— begin —
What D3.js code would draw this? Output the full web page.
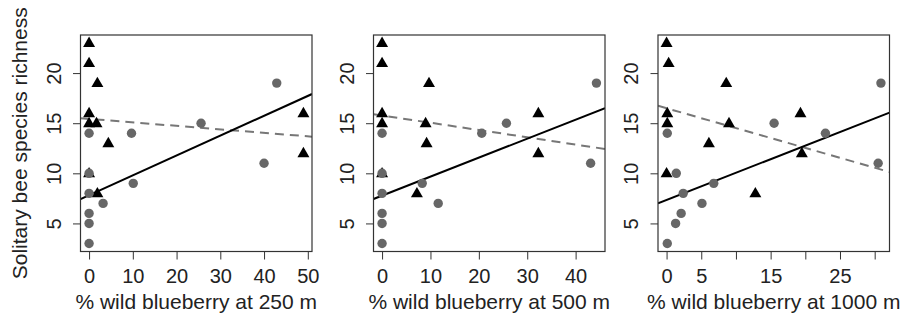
<!DOCTYPE html>
<html>
<head>
<meta charset="utf-8">
<script src="https://cdn.jsdelivr.net/npm/d3@7"></script>
<style>
  body { margin: 0; background: #fff; }
  svg text { font-family: "Liberation Sans", Arial, sans-serif; fill: #222; }
</style>
</head>
<body>
<div id="chart"></div>
<script>
// Solitary bee richness vs % wild blueberry at three radii
// black triangles = one site type, grey circles = the other

// richness values (shared by all three panels)
const triRichness  = [23, 21, 19, 16, 15, 15, 13, 10, 8, 16, 12];
const circRichness = [14, 10, 8, 6, 5, 3, 7, 14, 9, 15, 11, 19];

// % wild blueberry per radius, same site order as above
const triX250  = [0, 0, 1.9, 0, 0, 1.7, 4.4, 0, 1.9, 49, 49];
const circX250 = [0, 0, 0, 0, 0, 0, 3.2, 9.7, 10.1, 25.6, 40, 42.9];

const triX500  = [0, 0, 9.7, 0, 0, 9.0, 9.2, 0, 7.2, 32.3, 32.3];
const circX500 = [0, 0, 0, 0, 0, 0, 11.6, 20.6, 8.3, 25.7, 43.1, 44.3];

const triX1000  = [0, 0.3, 8.6, 0.1, 0.1, 9.0, 6.1, 0, 12.8, 19.3, 19.5];
const circX1000 = [0.1, 1.4, 2.4, 2.1, 1.3, 0.1, 5.1, 22.9, 6.8, 15.5, 30.5, 30.9];

// fitted lines: [intercept, slope]
const solidFits  = [[7.82, 0.198], [7.77, 0.1896], [7.34, 0.2714]];
const dashedFits = [[15.43, -0.0348], [15.77, -0.0725], [16.49, -0.1977]];

const xTitles = ["% wild blueberry at 250 m", "% wild blueberry at 500 m", "% wild blueberry at 1000 m"];
const xTicks = [[0, 10, 20, 30, 40, 50], [0, 10, 20, 30, 40], [0, 5, 10, 15, 20, 25, 30]];
const xTickLabels = [[0, 10, 20, 30, 40, 50], [0, 10, 20, 30, 40], [0, 5, 15, 25]];
const yTicks = [5, 10, 15, 20];
const yTitle = "Solitary bee species richness";

const panels = [
  {tri: triX250, circ: circX250},
  {tri: triX500, circ: circX500},
  {tri: triX1000, circ: circX1000}
];

const W = 908, H = 326;
const panelLeft = [80.5, 373.5, 658];
const panelW = 231.5;
const plotTop = 35, plotBottom = 251.5;

const svg = d3.select("#chart").append("svg")
    .attr("width", W)
    .attr("height", H);

svg.append("rect").attr("width", W).attr("height", H).attr("fill", "#fff");

// R style 4% padding on the data range
function padded(ext) {
    let d = (ext[1] - ext[0]) * 0.04;
    return [ext[0] - d, ext[1] + d];
}

const y = d3.scaleLinear()
    .domain(padded(d3.extent(triRichness.concat(circRichness))))
    .range([plotBottom, plotTop]);

const triangle = d3.symbol().type(d3.symbolTriangle).size(62);

panels.forEach((p, i) => {
    let x0 = panelLeft[i];
    let x = d3.scaleLinear()
        .domain(padded(d3.extent(p.tri.concat(p.circ))))
        .range([x0, x0 + panelW]);

    let g = svg.append("g");

    // clip so the fitted lines stop at the box
    g.append("clipPath").attr("id", "clip" + i)
        .append("rect")
        .attr("x", x0).attr("y", plotTop)
        .attr("width", panelW).attr("height", plotBottom - plotTop);

    // x axis
    let xa = g.append("g")
        .attr("transform", `translate(0,${plotBottom})`)
        .call(d3.axisBottom(x)
            .tickValues(xTicks[i])
            .tickSize(8)
            .tickPadding(9.3)
            .tickFormat(d => xTickLabels[i].includes(d) ? d : ""));
    xa.select(".domain").remove();
    xa.selectAll("line").attr("stroke", "#333").attr("stroke-width", 1);
    xa.selectAll("text").style("font-size", "20px").attr("fill", "#222");

    // y axis, labels rotated like R
    let ya = g.append("g")
        .attr("transform", `translate(${x0},0)`)
        .call(d3.axisLeft(y).tickValues(yTicks).tickSize(7.5));
    ya.select(".domain").remove();
    ya.selectAll("line").attr("stroke", "#333").attr("stroke-width", 1);
    ya.selectAll("text")
        .attr("x", null).attr("dy", null)
        .attr("text-anchor", "middle")
        .attr("transform", "translate(-20,0) rotate(-90)")
        .style("font-size", "20px")
        .attr("fill", "#222");

    // fitted lines
    let lines = g.append("g").attr("clip-path", `url(#clip${i})`);
    let dom = x.domain();
    let solid = solidFits[i], dashed = dashedFits[i];
    lines.append("line")
        .attr("x1", x(dom[0])).attr("y1", y(dashed[0] + dashed[1] * dom[0]))
        .attr("x2", x(dom[1])).attr("y2", y(dashed[0] + dashed[1] * dom[1]))
        .attr("stroke", "#777").attr("stroke-width", 2)
        .attr("stroke-dasharray", "9,6");
    lines.append("line")
        .attr("x1", x(dom[0])).attr("y1", y(solid[0] + solid[1] * dom[0]))
        .attr("x2", x(dom[1])).attr("y2", y(solid[0] + solid[1] * dom[1]))
        .attr("stroke", "#000").attr("stroke-width", 2);

    // black triangles
    g.selectAll(".tri")
        .data(p.tri.map((v, k) => ({x: v, y: triRichness[k]})))
        .enter().append("path")
        .attr("d", triangle)
        .attr("transform", d => `translate(${x(d.x)},${y(d.y) + 0.5})`)
        .attr("fill", "#000");

    // grey circles (drawn over the triangles)
    g.selectAll(".circ")
        .data(p.circ.map((v, k) => ({x: v, y: circRichness[k]})))
        .enter().append("circle")
        .attr("cx", d => x(d.x))
        .attr("cy", d => y(d.y))
        .attr("r", 4.7)
        .attr("fill", "#676767");

    // box
    g.append("rect")
        .attr("x", x0).attr("y", plotTop)
        .attr("width", panelW).attr("height", plotBottom - plotTop)
        .attr("fill", "none")
        .attr("stroke", "#333").attr("stroke-width", 1.2);

    // x title
    g.append("text")
        .attr("x", x0 + panelW / 2)
        .attr("y", 309)
        .attr("text-anchor", "middle")
        .style("font-size", "21px")
        .text(xTitles[i]);
});

svg.append("text")
    .attr("transform", `translate(27,${(plotTop + plotBottom) / 2}) rotate(-90)`)
    .attr("text-anchor", "middle")
    .style("font-size", "21px")
    .text(yTitle);
</script>
</body>
</html>
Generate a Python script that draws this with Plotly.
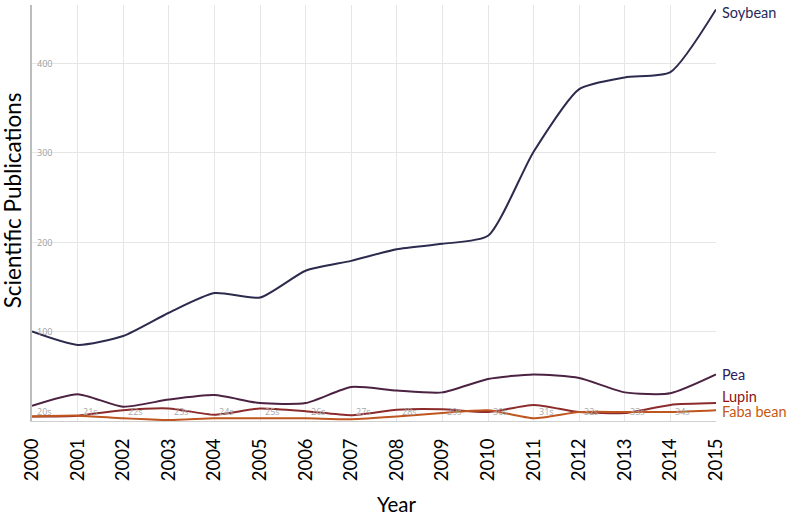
import plotly.graph_objects as go

years = list(range(2000, 2016))
soybean = [100, 85, 95, 121, 143, 138, 168, 179, 192, 198, 207, 301, 371, 384, 390, 460]
pea = [17, 30, 16, 24, 29, 20, 20, 38, 34, 32, 47, 52, 48, 32, 31, 52]
lupin = [5, 6, 12, 14, 7, 14, 11, 6.5, 12.5, 13, 10, 18, 10, 9, 18, 20]
faba = [5, 6, 3, 1, 3, 3, 3, 2, 5, 9, 12, 3, 10, 10, 10, 12]
inner_labels = ["20s", "21s", "22s", "23s", "24s", "25s", "26s", "27s", "28s", "29s",
                "30s", "31s", "32s", "33s", "34s"]
y_ticks = [100, 200, 300, 400]

series = [
    ("Soybean", soybean, "#2c2b4e", "#1f2a5c", -3),
    ("Pea", pea, "#4b2242", "#2e1a5c", 0),
    ("Lupin", lupin, "#8c2b2b", "#8b1212", 7),
    ("Faba bean", faba, "#c0561f", "#c55a11", -1),
]

fig = go.Figure()
for name, vals, lc, tc, ysh in series:
    fig.add_trace(go.Scatter(x=years, y=vals, mode="lines", name=name,
                             line=dict(color=lc, width=2, shape="spline", smoothing=0.6)))

annotations = []
for name, vals, lc, tc, ysh in series:
    annotations.append(dict(x=years[-1], y=vals[-1], xref="x", yref="y", text=name,
                            showarrow=False, xanchor="left", yanchor="middle",
                            xshift=4, yshift=ysh,
                            font=dict(family="Lato", size=14.5, color=tc)))
for yr, lab in zip(years[:-1], inner_labels):
    annotations.append(dict(x=yr, y=0, xref="x", yref="y", text=lab, showarrow=False,
                            xanchor="left", yanchor="bottom", xshift=3, yshift=1,
                            font=dict(family="Open Sans", size=9, color="#a8a8a8")))
for v in y_ticks:
    annotations.append(dict(x=years[0], y=v, xref="x", yref="y", text=str(v), showarrow=False,
                            xanchor="left", yanchor="middle", xshift=3,
                            font=dict(family="Open Sans", size=9, color="#a0a0a0")))
annotations.append(dict(x=-0.029, y=0.531, xref="paper", yref="paper", text="Scientific Publications",
                        showarrow=False, textangle=-90, xanchor="center", yanchor="middle",
                        font=dict(family="Lato", size=22.5, color="#000")))
annotations.append(dict(x=0.534, y=-0.2, xref="paper", yref="paper", text="Year",
                        showarrow=False, xanchor="center", yanchor="middle",
                        font=dict(family="Lato", size=20.5, color="#000")))

fig.update_layout(
    width=794, height=518,
    margin=dict(l=32, r=78, t=5, b=97),
    paper_bgcolor="white", plot_bgcolor="white",
    showlegend=False,
    annotations=annotations,
    xaxis=dict(range=[2000, 2015], tickvals=years, ticktext=[str(y) for y in years],
               tickangle=-90, showgrid=True, gridcolor="#e6e6e6", gridwidth=1,
               showline=True, linecolor="#d0d0d0", linewidth=1, zeroline=False,
               ticks="", ticklabelstandoff=9,
               tickfont=dict(family="Lato", size=18.5, color="#000")),
    yaxis=dict(range=[0, 465], tickvals=y_ticks, showticklabels=False,
               showgrid=True, gridcolor="#e6e6e6", gridwidth=1,
               showline=True, linecolor="#bdbdbd", linewidth=2, zeroline=False,
               ticks=""),
)
fig.write_html("out.html", config={"displayModeBar": False},
               post_script="document.body.style.margin='0';")
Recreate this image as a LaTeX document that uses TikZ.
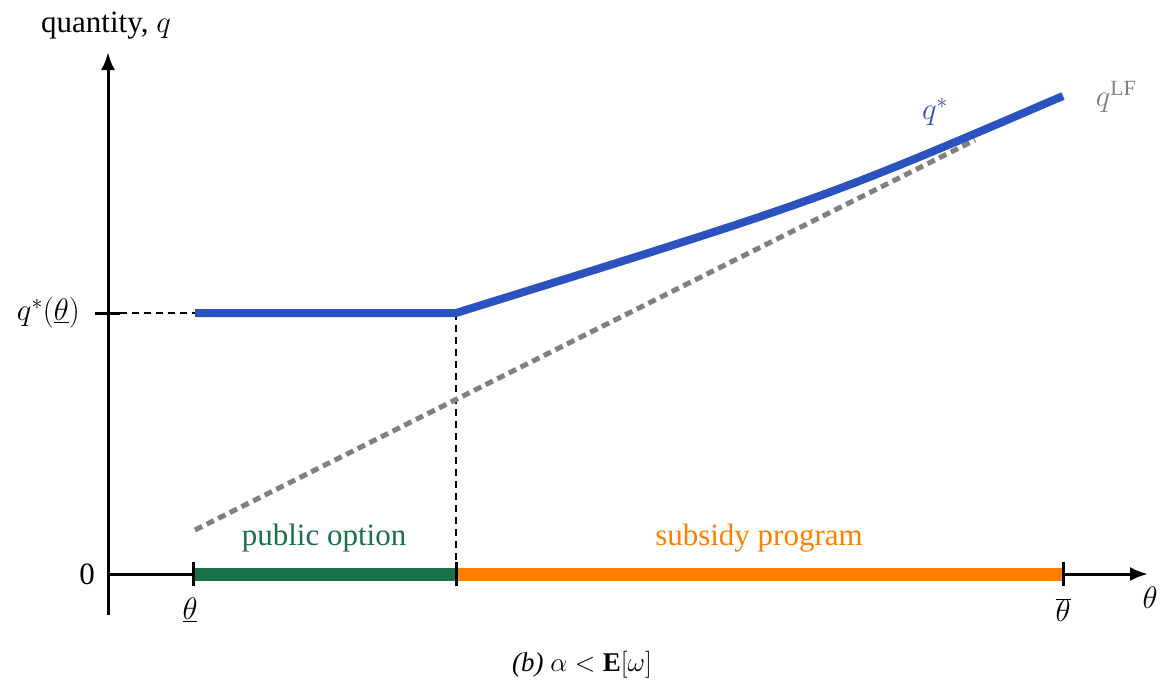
\RequirePackage{fix-cm}
\documentclass[tikz,border=0pt]{standalone}
\usepackage{fontspec}
\setmainfont{Liberation Serif}
\usetikzlibrary{arrows.meta}
\definecolor{qblue}{RGB}{43,82,190}
\definecolor{pgreen}{RGB}{26,112,72}
\definecolor{sorange}{RGB}{255,128,0}
\definecolor{lfgray}{RGB}{128,128,128}
\tikzset{
  axis/.style={line width=3pt,-{Latex[length=18pt,width=14pt]}},
  tickmark/.style={line width=3pt},
  guide/.style={line width=2pt,dash pattern=on 7pt off 5pt},
  lbl/.style={font=\fontsize{31}{36}\selectfont,inner sep=0pt},
}
\begin{document}
\begin{tikzpicture}[x=1pt,y=-1pt]
\useasboundingbox (0,0) rectangle (1164,688);
% coordinates
\coordinate (O) at (108,574);
\coordinate (ytop) at (108,52);
\coordinate (ybot) at (108,615);
\coordinate (xtip) at (1148,574);
\coordinate (xlo) at (193,574);
\coordinate (xk) at (456,574);
\coordinate (xhi) at (1063,574);
\coordinate (qy) at (108,313);
\coordinate (qs) at (195,313);
\coordinate (kink) at (456,313);
\coordinate (qend) at (1063,96);
\coordinate (lfs) at (195,530);
\coordinate (lfe) at (975,140);
% axes
\draw[axis] (ybot) -- (ytop);
\draw[axis] (O) -- (xtip);
% bars
\draw[pgreen,line width=13pt] (xlo) -- (xk);
\draw[sorange,line width=13pt] (xk) -- (xhi);
% ticks
\draw[tickmark] ([xshift=-13pt]qy) -- ([xshift=12pt]qy);
\draw[tickmark] ([yshift=-12pt]xlo) -- ([yshift=12pt]xlo);
\draw[tickmark] ([yshift=-12pt]xk) -- ([yshift=12pt]xk);
\draw[tickmark] ([yshift=-12pt]xhi) -- ([yshift=12pt]xhi);
% guides
\draw[guide] ([xshift=12pt]qy) -- (qs);
\draw[guide] (kink) -- (xk);
% laissez-faire line
\draw[lfgray,line width=5pt,dash pattern=on 8pt off 5pt] (lfs) -- (lfe);
% optimal q
\draw[qblue,line width=8pt,line join=round] (qs) -- (kink) .. controls (823,199) .. (qend);
% labels
\node[lbl] (ylab) at (106,26) {quantity, $q$};
\node[lbl] (xlab) at (1150,598) {$\theta$};
\node[lbl,anchor=east] (qlab) at (80,313) {$q^*(\underline{\theta})$};
\node[lbl] (zero) at (87,574) {0};
\node[lbl] (tlo) at (190,610) {$\underline{\theta}$};
\node[lbl] (thi) at (1063,610) {$\overline{\theta}$};
\node[lbl,text=pgreen] (pub) at (324,538) {public option};
\node[lbl,text=sorange] (sub) at (759,538) {subsidy program};
\node[lbl,text=qblue] (qstar) at (935,112) {$q^*$};
\node[lbl,text=lfgray] (qlf) at (1116,97) {$q^{\mathrm{LF}}$};
\node[font=\fontsize{27}{32}\selectfont,inner sep=0pt] (cap) at (582,665) {\textit{(b)} $\alpha < \mathbf{E}[\omega]$};
\end{tikzpicture}
\end{document}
— end —
What the task asks.
State how many lines hold the word "that". The number is the whole answer.

Reply to the task.
2